Source: The Hitavada      Date: 06 Oct 2018 12:01:28



FINALLY the Central Government had to bow to popular pressure and reduce the prices of petrol and diesel by Rs. 2.50 per litre. However, the rise in the prices of these fuels in recent months has been so high that this reduction by the Government may appear to be a pittance in comparison. This was reflected in popular reaction to the Government’s gesture. 

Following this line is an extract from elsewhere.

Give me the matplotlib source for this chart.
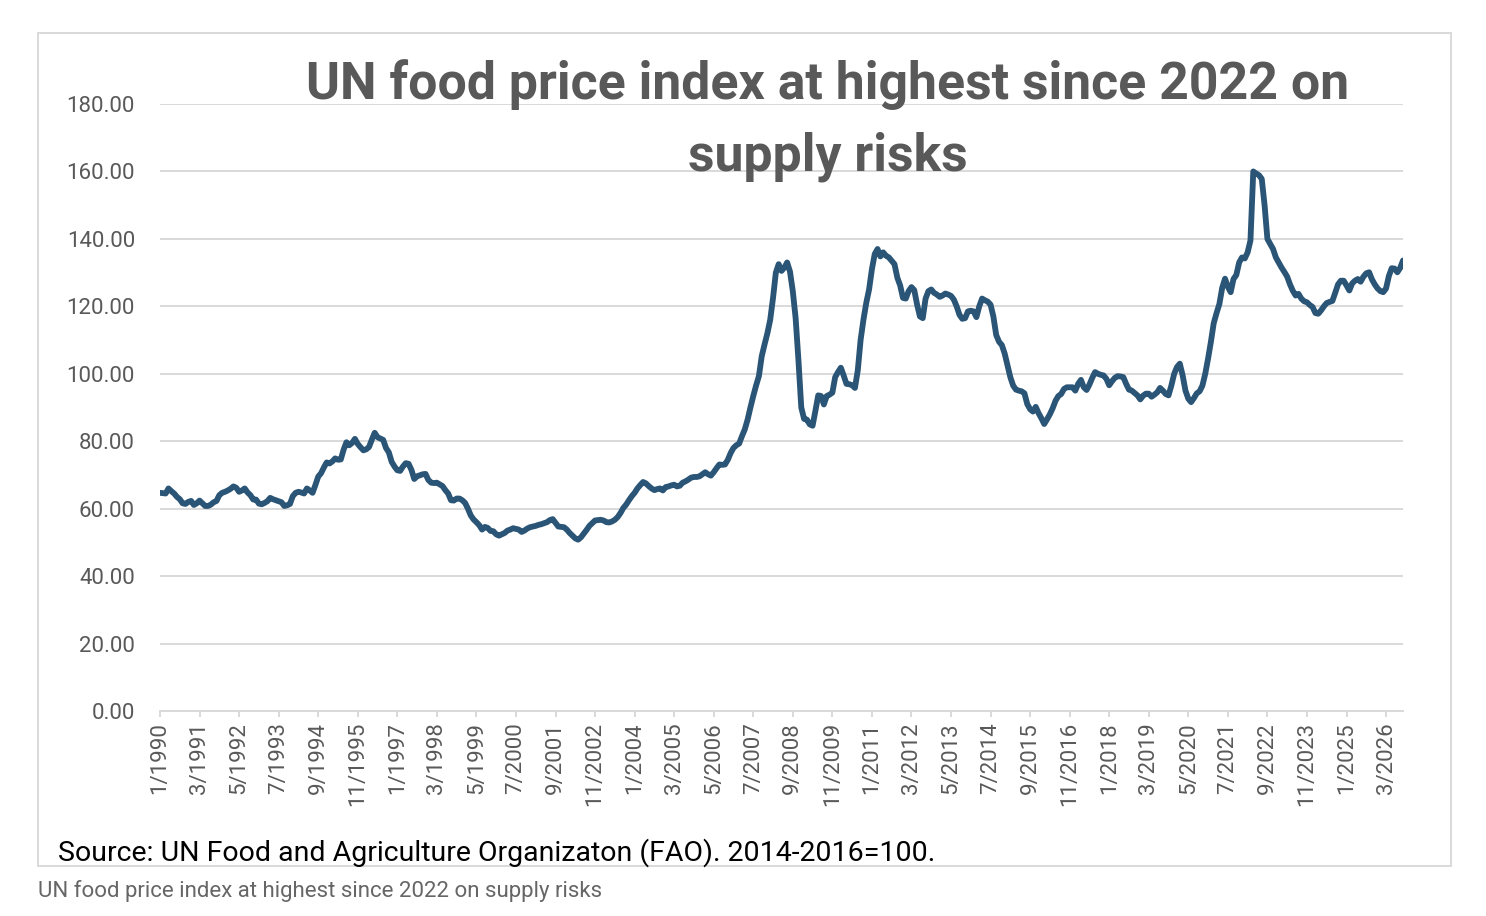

The Government resisted popular pressure for months for reducing the rates but it could not have been stubborn for long as the ruling party faces the electorate in the next few months. However, the Government’s reluctance to reduce the prices was understandable as any reduction in petrol and diesel prices would entail huge loss of revenue. And such a loss of revenue would lead to cut in development expenditure when the economy appears to be gaining momentum. Alternatively, if the Government still persisted with its development programme by resorting to market borrowings then its fiscal balance was bound to derail.

Thus the Government was on the horns of dilemma, but had to bite the bitter pill. Although there is some rise in direct tax revenue earnings of the Government, the indirect tax regime Goods and Services Tax (GST) is still to get stabilised and therefore there is uncertainty over indirect tax collection. Hence the levies on petroleum products offered some cushion to the States and Central Government and ward off the danger of mounting fiscal deficit.

The rupee’s precipitous fall has added to the problem as the rising dollar entails a huge outgo of foreign exchange on account of petroleum products as the country is dependent on imports to the extent of 80 pc. This in its wake contributes to the widening of Current Account Deficit (CAD).

The rising prices of petroleum products in international market have added to the country’s problems as also the curbs imposed by the United States on oil imports from Iran. Iran is a major supplier of oil to India. The US embargo on Iran has further contributed to the shortage of supplies in international market, further deepening the crisis. The international crisis is having a very deep impact on the Indian economic situation. The best course left is to reduce the use of oil.